Required work: Write each line of the material exactly as given, from the top through the line that contains "const energy = [-9, -12.8, -12.8, -19];", and omit all pictures.

Data excerpt:
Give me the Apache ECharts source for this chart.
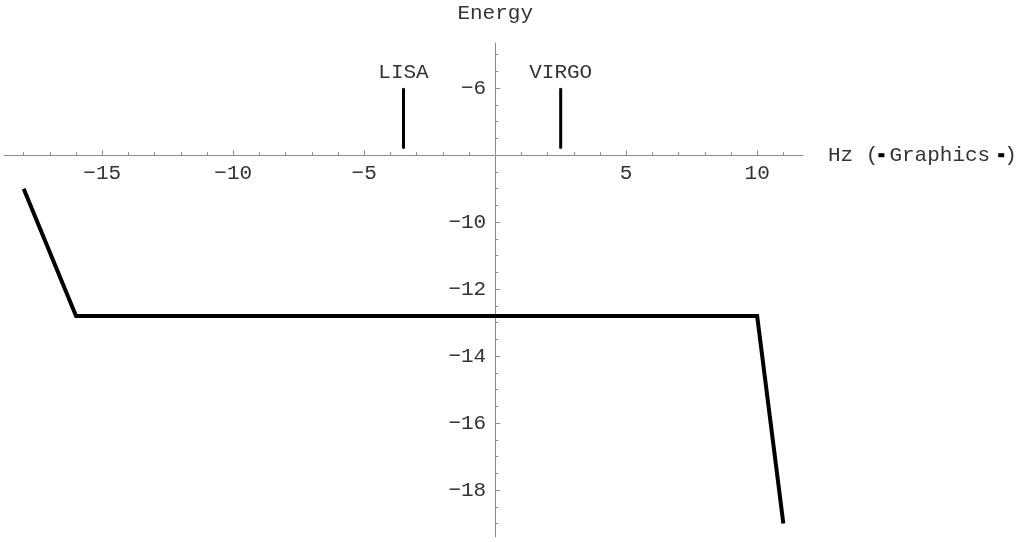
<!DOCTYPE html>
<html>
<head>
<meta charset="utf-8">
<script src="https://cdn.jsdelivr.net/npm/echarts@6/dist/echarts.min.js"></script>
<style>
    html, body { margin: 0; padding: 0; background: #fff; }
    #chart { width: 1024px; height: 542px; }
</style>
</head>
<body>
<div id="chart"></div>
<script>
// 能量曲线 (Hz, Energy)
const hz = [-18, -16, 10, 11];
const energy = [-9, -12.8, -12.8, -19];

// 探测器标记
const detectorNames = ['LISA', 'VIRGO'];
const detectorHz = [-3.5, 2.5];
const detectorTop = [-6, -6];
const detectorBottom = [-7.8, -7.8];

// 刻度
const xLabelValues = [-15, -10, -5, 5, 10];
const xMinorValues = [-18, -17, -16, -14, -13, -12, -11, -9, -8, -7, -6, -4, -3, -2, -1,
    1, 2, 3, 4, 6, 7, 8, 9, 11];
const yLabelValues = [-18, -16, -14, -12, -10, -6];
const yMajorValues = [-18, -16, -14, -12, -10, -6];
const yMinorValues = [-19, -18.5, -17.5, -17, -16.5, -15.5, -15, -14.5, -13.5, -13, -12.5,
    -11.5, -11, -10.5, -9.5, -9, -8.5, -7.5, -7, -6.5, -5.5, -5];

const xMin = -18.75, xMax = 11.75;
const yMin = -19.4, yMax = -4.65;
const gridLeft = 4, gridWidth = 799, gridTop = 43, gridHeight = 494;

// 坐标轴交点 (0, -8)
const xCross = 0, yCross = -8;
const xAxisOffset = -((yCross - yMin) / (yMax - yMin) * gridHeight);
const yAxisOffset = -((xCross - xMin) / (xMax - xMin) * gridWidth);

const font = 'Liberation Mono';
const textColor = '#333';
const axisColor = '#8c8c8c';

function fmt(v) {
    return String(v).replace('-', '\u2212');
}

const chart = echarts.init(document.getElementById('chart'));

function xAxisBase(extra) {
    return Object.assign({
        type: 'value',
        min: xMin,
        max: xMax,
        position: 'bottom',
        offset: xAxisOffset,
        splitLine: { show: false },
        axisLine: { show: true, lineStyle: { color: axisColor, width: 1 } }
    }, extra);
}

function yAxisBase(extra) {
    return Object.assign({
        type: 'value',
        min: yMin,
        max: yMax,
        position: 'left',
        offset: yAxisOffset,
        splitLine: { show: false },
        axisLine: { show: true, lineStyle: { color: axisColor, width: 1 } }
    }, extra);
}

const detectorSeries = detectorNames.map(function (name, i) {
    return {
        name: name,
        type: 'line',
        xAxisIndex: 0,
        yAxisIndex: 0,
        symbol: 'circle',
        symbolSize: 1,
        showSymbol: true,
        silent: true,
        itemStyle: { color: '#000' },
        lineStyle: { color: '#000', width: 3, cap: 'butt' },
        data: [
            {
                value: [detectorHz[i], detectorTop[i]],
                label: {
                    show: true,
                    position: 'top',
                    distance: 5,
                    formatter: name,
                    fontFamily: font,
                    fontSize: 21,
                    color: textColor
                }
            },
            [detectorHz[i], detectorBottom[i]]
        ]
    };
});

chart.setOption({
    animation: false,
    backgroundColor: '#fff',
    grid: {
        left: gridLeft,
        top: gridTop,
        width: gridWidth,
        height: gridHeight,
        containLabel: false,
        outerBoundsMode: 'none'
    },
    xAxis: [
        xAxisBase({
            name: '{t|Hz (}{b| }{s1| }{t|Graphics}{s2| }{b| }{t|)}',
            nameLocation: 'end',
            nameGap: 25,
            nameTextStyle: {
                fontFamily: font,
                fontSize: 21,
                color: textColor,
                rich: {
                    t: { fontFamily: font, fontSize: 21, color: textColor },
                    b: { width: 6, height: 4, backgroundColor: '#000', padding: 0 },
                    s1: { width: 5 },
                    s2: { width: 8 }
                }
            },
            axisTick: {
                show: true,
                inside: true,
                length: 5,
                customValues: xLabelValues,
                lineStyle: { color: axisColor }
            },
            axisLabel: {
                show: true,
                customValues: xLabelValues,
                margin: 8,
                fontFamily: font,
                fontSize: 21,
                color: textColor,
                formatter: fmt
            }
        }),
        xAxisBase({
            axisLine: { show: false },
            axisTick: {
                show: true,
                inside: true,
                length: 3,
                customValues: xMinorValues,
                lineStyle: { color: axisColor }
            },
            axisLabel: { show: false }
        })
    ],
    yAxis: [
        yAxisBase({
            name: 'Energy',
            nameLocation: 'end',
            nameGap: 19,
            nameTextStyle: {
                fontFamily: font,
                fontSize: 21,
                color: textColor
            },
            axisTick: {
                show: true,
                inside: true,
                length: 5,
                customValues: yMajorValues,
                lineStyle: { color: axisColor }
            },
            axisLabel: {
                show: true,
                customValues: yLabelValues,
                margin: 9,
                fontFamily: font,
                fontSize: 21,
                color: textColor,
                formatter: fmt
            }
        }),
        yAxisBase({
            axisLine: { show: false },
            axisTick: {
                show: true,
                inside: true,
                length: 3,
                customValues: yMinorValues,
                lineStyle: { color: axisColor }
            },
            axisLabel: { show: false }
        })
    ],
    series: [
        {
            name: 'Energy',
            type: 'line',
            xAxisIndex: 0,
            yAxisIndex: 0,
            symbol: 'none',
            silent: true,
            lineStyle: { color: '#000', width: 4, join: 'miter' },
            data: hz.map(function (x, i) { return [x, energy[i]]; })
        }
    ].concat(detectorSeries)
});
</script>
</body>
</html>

Finished task:
Give me the Apache ECharts source for this chart.
<!DOCTYPE html>
<html>
<head>
<meta charset="utf-8">
<script src="https://cdn.jsdelivr.net/npm/echarts@6/dist/echarts.min.js"></script>
<style>
    html, body { margin: 0; padding: 0; background: #fff; }
    #chart { width: 1024px; height: 542px; }
</style>
</head>
<body>
<div id="chart"></div>
<script>
// 能量曲线 (Hz, Energy)
const hz = [-18, -16, 10, 11];
const energy = [-9, -12.8, -12.8, -19];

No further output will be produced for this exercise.